Jansen akzeptiert sein voraussichtliches Ende im Sommer


Hätten Benficas Verantwortliche wirklich Ernst gemacht, wäre der zweifache WM-Teilnehmer wohl trotz aller Hamburg-Verbundenheit gewechselt. „Nach so einem Spiel wie gegen Paderborn bin ich froh, dass der Club und Marcell es sich anders überlegt haben“, sagte Zinnbauer. Jansen blieb also, drängte sich im Trainingslager in Dubai auf und erhielt zum Rückrundenstart die erhoffte Chance.

Dabei dürfte sein 8,5-Sekunden-Sprint in Paderborn niemanden ernsthaft überrascht haben. Auch bei den Sprinttests in Dubai gehörte der 1,90-Meter-Schlacks zu den Schnellsten. Über 30 Meter war Jansen in der Wüste nach Nicolai Müller und Artjoms Rudnevs mit 3,8 Sekunden der drittschnellste Hamburger. „Er hat schon in der Vorbereitung angedeutet, was bei ihm möglich ist, wenn er fit und konzentriert ist“, sagte Zinnbauer.

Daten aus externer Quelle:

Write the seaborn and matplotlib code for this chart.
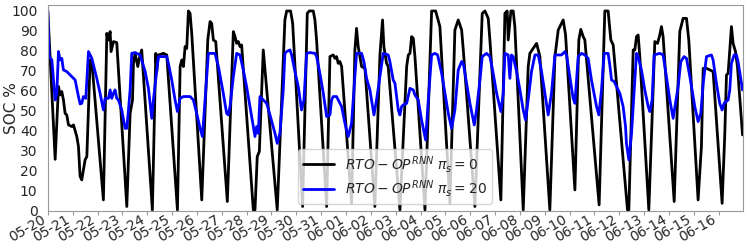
import matplotlib
matplotlib.use("Agg")
import matplotlib.pyplot as plt
import matplotlib.dates as mdates
import numpy as np
import pandas as pd
import seaborn as sns

start = pd.Timestamp("2021-05-20 00:00")

# black: pi_s = 0  (hours since start, SOC %)
black_h = [0, 7.1, 10.3, 11.9, 13.5, 15.1, 16.7, 18.3, 20, 23.2, 24.8, 28, 29.6, 31.2, 32.8,
           34.4, 36, 37.7, 40.9, 42.5, 53.7, 57, 58.6, 60.2, 61.1, 63.4, 66.6, 76.3, 79.5,
           81.8, 82.7, 84.3, 86.9, 89.1, 90.7, 101, 104.3, 105.2, 106.8, 111.7, 114.9, 125.2,
           127.8, 129.4, 131, 132.6, 134.2, 135.8, 137.4, 139, 148.7, 154.5, 156.7, 158.3,
           159.9, 162.2, 173.4, 179.2, 180.8, 182.4, 184, 185.6, 187.2, 198.5, 200.1, 202.3,
           204.3, 208.1, 221.6, 229, 230.7, 234.5, 236.5, 246.1, 250.6, 252.5, 256.4, 258,
           259.6, 269.3, 272.5, 275.7, 277.3, 278.9, 280.5, 282.1, 283.8, 293.4, 296.6, 298.2,
           299.8, 303.1, 306.3, 315.9, 320.8, 323.3, 324.6, 327.2, 328.8, 340.1, 346.6, 348.2,
           349.8, 351.4, 353, 354.6, 364.3, 370.7, 374.6, 376.5, 378.7, 388.4, 393.2, 396.4,
           399.7, 401.3, 412.5, 419.6, 422.2, 425.4, 427, 437.6, 441.5, 443.7, 444.7, 447.3,
           449.5, 451.1, 459.2, 464, 465.6, 468.8, 472.1, 475.3, 484.9, 489.8, 493, 496.2,
           497.8, 500.1, 509.1, 512.9, 514.8, 517.1, 518.7, 532.5, 538, 541.2, 543.8, 546.1,
           559.9, 561.2, 565.4, 567, 568.6, 570.2, 571.8, 580.5, 586.3, 588.9, 591.1, 592.7,
           594.3, 605, 610.4, 613.6, 616.9, 619.1, 628.1, 631.3, 633, 636.2, 639.4, 642.6,
           651.3, 653.9, 655.5, 657.1, 660.3, 661.9, 664.2, 666.1, 671]
black_v = [100, 25.8, 62.2, 58, 59.7, 55.5, 48.8, 48, 43, 42.2, 43, 37.2, 32.2, 17.2, 15.5,
           20.5, 25.5, 27.2, 75.5, 74.7, 5.5, 88.8, 85.5, 89.7, 79.7, 84.7, 84.2, 2.2, 48.8,
           55.5, 73.8, 78.8, 72.2, 78, 80.5, 0.5, 78.8, 69.7, 78, 78.8, 78, 0.5,
           72.2, 75.5, 72.2, 82.2, 81.3, 100, 98.8, 88.8, 5.5, 85.5, 94.7, 93.8,
           85.5, 84.7, 4.7, 89.7, 87.2, 83.8, 84.7, 82.2, 83, 0.5, 0.5, 27.2,
           29.7, 80.5, 0.5, 95.5, 100, 100, 93.8, 2.2, 98.8, 100, 100, 95.5,
           85.5, 2.2, 77.2, 78, 76.3, 77.2, 73.8, 74.7, 72.2, 3.8, 80.5, 91.3,
           82.2, 72.2, 71.3, 2.2, 78, 95.5, 82.2, 73.8, 72.2, 0.5, 72.2, 78,
           78.8, 87.2, 86.3, 77.2, 0.5, 100, 100, 96.3, 92.2, 3.8, 90.5, 95.5,
           90.5, 80.5, 2.2, 98.8, 100, 96.3, 85.5, 5.5, 98.8, 100, 85.5, 100,
           100, 92.2, 0.5, 72.2, 78.8, 81.3, 83.8, 77.2, 0.5, 77.2, 90.5, 93.8,
           95.5, 88, 10.5, 85.5, 90.8, 87.2, 85.5, 3, 100, 100, 85.5, 83,
           0.5, 0.5, 80.5, 80.5, 87.2, 88, 77.2, 0.5, 84.7, 83.8, 88, 92.2,
           87.2, 4.7, 89.7, 96.3, 96.3, 85.5, 5.5, 32.2, 71.3, 71.3, 70.5, 69.7,
           3.8, 38.8, 68, 68.8, 92.2, 83.8, 79.7, 72.2, 38]

# blue: pi_s = 20
blue_h = [0, 1.3, 3.9, 7.1, 8.7, 10.3, 11.9, 13.5, 15.1, 18.3, 21.6, 24.8, 26.4, 28, 29.6,
          31.2, 32.8, 34.4, 36.7, 39.3, 42.5, 44.1, 47.3, 50.5, 53.7, 55.3, 58.6, 60.2, 61.8,
          63.4, 65, 66.6, 68.2, 71.4, 74.7, 76.3, 77.9, 79.5, 81.1, 84.3, 89.1, 90.7, 94,
          97.2, 100.4, 102, 105.2, 106.8, 111.7, 114.9, 116.5, 119.7, 122.9, 125.2, 127.8,
          131, 134.2, 137.4, 140.6, 143.8, 147.1, 149.3, 151.9, 155.1, 158.3, 161.5, 164.8,
          166.3, 169.5, 172.7, 174.3, 176, 179.2, 182.4, 185.6, 188.8, 192, 195.3, 198.5,
          200.1, 201.7, 203.3, 204.9, 208.1, 211.4, 214.6, 219.4, 221.6, 224.2, 227.4, 229,
          230.7, 233.9, 235.5, 238.7, 241.9, 245.1, 247.4, 250, 253.2, 258, 259.6, 262.8,
          266.1, 269.3, 272.5, 274.1, 275.7, 278.9, 280.5, 283.8, 287, 290.2, 293.4, 296.6,
          298.2, 303.1, 305.3, 307.9, 311.1, 315, 317.5, 320.8, 324, 328.8, 330.4, 333.6,
          335.3, 338.5, 340.1, 341.7, 343.3, 346.6, 349.8, 353, 354.6, 357.8, 361, 364.9,
          367.5, 370.7, 373.9, 376.5, 380.4, 383.6, 386.8, 390, 393.2, 396.4, 399.7, 401.3,
          404.5, 407.7, 411.9, 414.1, 417.4, 419.6, 423.8, 427, 430.2, 433.5, 437.6, 439.9,
          441.5, 444.7, 446.3, 447.9, 449.5, 452.8, 456, 459.2, 461.4, 464, 467.2, 470.5,
          473.7, 476.9, 480.1, 483.3, 486.5, 489.8, 496.2, 499.4, 501, 504.2, 507.4, 509.1,
          512.3, 515.5, 518.7, 521.9, 525.1, 530, 532.2, 534.8, 537.4, 541.2, 542.8, 544.5,
          547, 549.3, 552.5, 555.7, 558, 558.9, 561.2, 563.8, 567, 568.6, 570.2, 573.4,
          576.6, 579.9, 581.5, 583.7, 585.6, 591.1, 594.3, 597.5, 600.8, 604, 608.8, 611.4,
          614.6, 616.9, 620.1, 624.9, 628.1, 630.7, 633, 636.2, 641, 642.6, 645.8, 649,
          651.3, 653.2, 657.1, 658.7, 660.3, 662.9, 665.1, 666.7, 671]
blue_v = [100, 77.2, 75.5, 55.5, 58.8, 79.7, 75.5, 76.3, 70.5, 69.7, 68, 66.3, 65.5, 61.3, 57.2,
          53.5, 53.8, 57.2, 56.3, 79.7, 76.3, 73, 66.3, 58.8, 50.5, 56.3, 56.3, 60.5, 56.3,
          58.8, 60.5, 56.3, 55.5, 50.5, 41.3, 41.3, 50.5, 60.5, 78.8, 79.2, 78, 75.5, 69.7,
          61.3, 46.3, 55.5, 69.7, 77.2, 77.2, 77.2, 73.8, 65.5, 55.5, 49.7, 56.3,
          57.2, 57.2, 57.2, 55.5, 48.8, 41.3, 37.2, 55.5, 78.8, 78.8, 78.8, 72.2,
          68, 58.8, 48.8, 48, 52.2, 67.2, 78.8, 78, 70.5, 62.2, 52.2, 42.2,
          37.2, 42.2, 38.8, 57.2, 55.5, 53.8, 48, 38.8, 33.8, 38.8, 60.5, 78.8,
          79.7, 80.5, 78, 69.7, 62.2, 50.5, 55.5, 78.8, 79.2, 78.8, 77.2, 68.8,
          58.8, 47.2, 48, 55.5, 57.2, 57.2, 55.5, 52.2, 43.8, 37.2, 43.8, 67.2,
          78.8, 78.8, 74.7, 66.3, 60.5, 48, 55.5, 67.2, 78.8, 78, 74.7, 65.5,
          63.8, 50.5, 48, 52.2, 53, 53.8, 61.3, 60.5, 58, 55.5, 45.5, 35.5,
          55.5, 78, 78.8, 78, 68.8, 58.8, 48.8, 41.3, 50.5, 70.5, 74.7, 73.8,
          63.8, 53.8, 43, 50.5, 65.5, 77.2, 78.8, 77.2, 68.8, 58.8, 49.7, 58.8,
          78.8, 78, 66.3, 78, 77.2, 69.7, 60.5, 50.5, 45.5, 55.5, 69.7, 78,
          78, 69.7, 58.8, 48, 58.8, 78, 78, 79.7, 78, 67.2, 56.3, 53.8,
          77.2, 78.8, 78, 76.3, 65.5, 52.2, 48, 60.5, 78.8, 78.8, 73, 65.5,
          64.7, 62.2, 58.8, 52.2, 42.2, 33.8, 25.5, 38.8, 65.5, 78.8, 77.2, 70.5,
          60.5, 52.2, 49.7, 55.5, 78, 78.8, 78, 67.2, 55.5, 46.3, 62.2, 74.7,
          77.2, 76.3, 67.2, 52.2, 44.7, 48.8, 63.8, 77.2, 78, 75.5, 63.8, 53.8,
          50.5, 53.8, 55.5, 60.5, 73.8, 78, 78, 74.7, 60.5]

labels = [r"$RTO-OP^{RNN}\ \pi_s=0$", r"$RTO-OP^{RNN}\ \pi_s=20$"]

sns.set_style("white")
plt.rcParams["font.family"] = ["DejaVu Sans"]

fig = plt.figure(figsize=(7.47, 2.49), dpi=100)
ax = fig.add_axes([0.064, 0.153, 0.93, 0.827])

t_black = start + pd.to_timedelta(black_h, unit="h")
t_blue = start + pd.to_timedelta(blue_h, unit="h")
sns.lineplot(x=t_black, y=black_v, color="black", lw=2, label=labels[0], ax=ax)
sns.lineplot(x=t_blue, y=blue_v, color="blue", lw=2, label=labels[1], ax=ax)

ax.set_xlim(start, t_black[-1])
ax.set_ylim(0, 103)
ax.set_yticks(np.arange(0, 101, 10))
ax.xaxis.set_major_locator(mdates.DayLocator())
ax.xaxis.set_major_formatter(mdates.DateFormatter("%m-%d"))
ax.set_xlabel("")
ax.xaxis.label.set_visible(False)
ax.set_ylabel("SOC %", fontsize=11)
ax.yaxis.set_label_coords(-0.041, 0.5)
ax.tick_params(axis="x", bottom=True, length=3, color="0.6", labelsize=10, pad=-2)
ax.tick_params(axis="y", left=False, labelsize=10, pad=4)
plt.setp(ax.get_xticklabels(), rotation=30, ha="right")
for s in ax.spines.values():
    s.set_color("0.6")
ax.legend(loc="lower center", fontsize=10, handlelength=2.2,
          labelspacing=0.25, borderpad=0.35)

plt.savefig("out.png", dpi=100)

Ein echtes Happy End gibt es bekanntermaßen aber nur im Märchen. So soll für den wiedererstarkten Jansen nach sieben Jahren beim HSV im Sommer Schluss sein. Sportchef Peter Knäbel soll dem dienstältesten HSVer bereits mitgeteilt haben, dass sein auslaufender Vertrag voraussichtlich nicht verlängert wird. Das Geld, das Alter, der Umbruch, Jansen müsse verstehen.

Jansen versteht. „Fußball ist ein Business“, sagt er. Und mit Business kennt sich der Fußballer auch abseits des Rasens aus. „Es ist immer gut, neben dem Fußball noch andere Dinge zu verfolgen“, sagt Jansen im Gespräch mit dem Abendblatt. „Es ist nicht meine Vorstellung, irgendwann Trainer oder Jugendtrainer zu werden, nur weil ich dann ein Ex-Fußballer bin.“

Jansen will auch nach seiner Karriere in Hamburg bleiben


Für die Karriere nach der Karriere hat der smarte Rheinländer längst vorgesorgt. Seit Jahren betätigt sich Jansen auch auf anderen Geschäftsfeldern als auf dem Fußballfeld. „Es gibt viele Projekte, die ich intensiv verfolge“, sagt Jansen, der mit Kumpel Roberto bereits vor sechs Jahren eine GmbH gegründet und seit geraumer Zeit ein kleines Büro in einer Bürogemeinschaft neben der US-Botschaft an der Alster angemietet hat. Was genau für Ideen er neben seinem V-I-Poker-Projekt dort verfolgt, will Jansen aber noch nicht verraten. Klar ist nur: „Es gibt für mich mehr im Leben als nur Fußball.“

Viel mehr als Hamburg gibt es für den gebürtigen Gladbacher allerdings nicht. „Irgendwann ist mein Fußballerleben zu Ende, und dann soll Hamburg weiter mein Zuhause bleiben.“ Unabhängig von seiner Zukunft beim HSV würde die Hansestadt neben seiner Heimatstadt Mönchengladbach seine Basis bleiben: „Ich kann mir sehr gut vorstellen, nach meiner Karriere in Hamburg zu bleiben. Ich bin hier mittlerweile tief verwurzelt.“ Das alles sei aber noch Zukunftsmusik.

In der Gegenwart will „Cello“ weiterhin die erste Geige spielen. Beim HSV mit Pauken und Trompeten zumindest bis zum Sommer. Und dann? Achselzucken. „Am Wochenende spielen wir gegen Hannover “, sagt „Cello“. Der Fußballer hat gesprochen.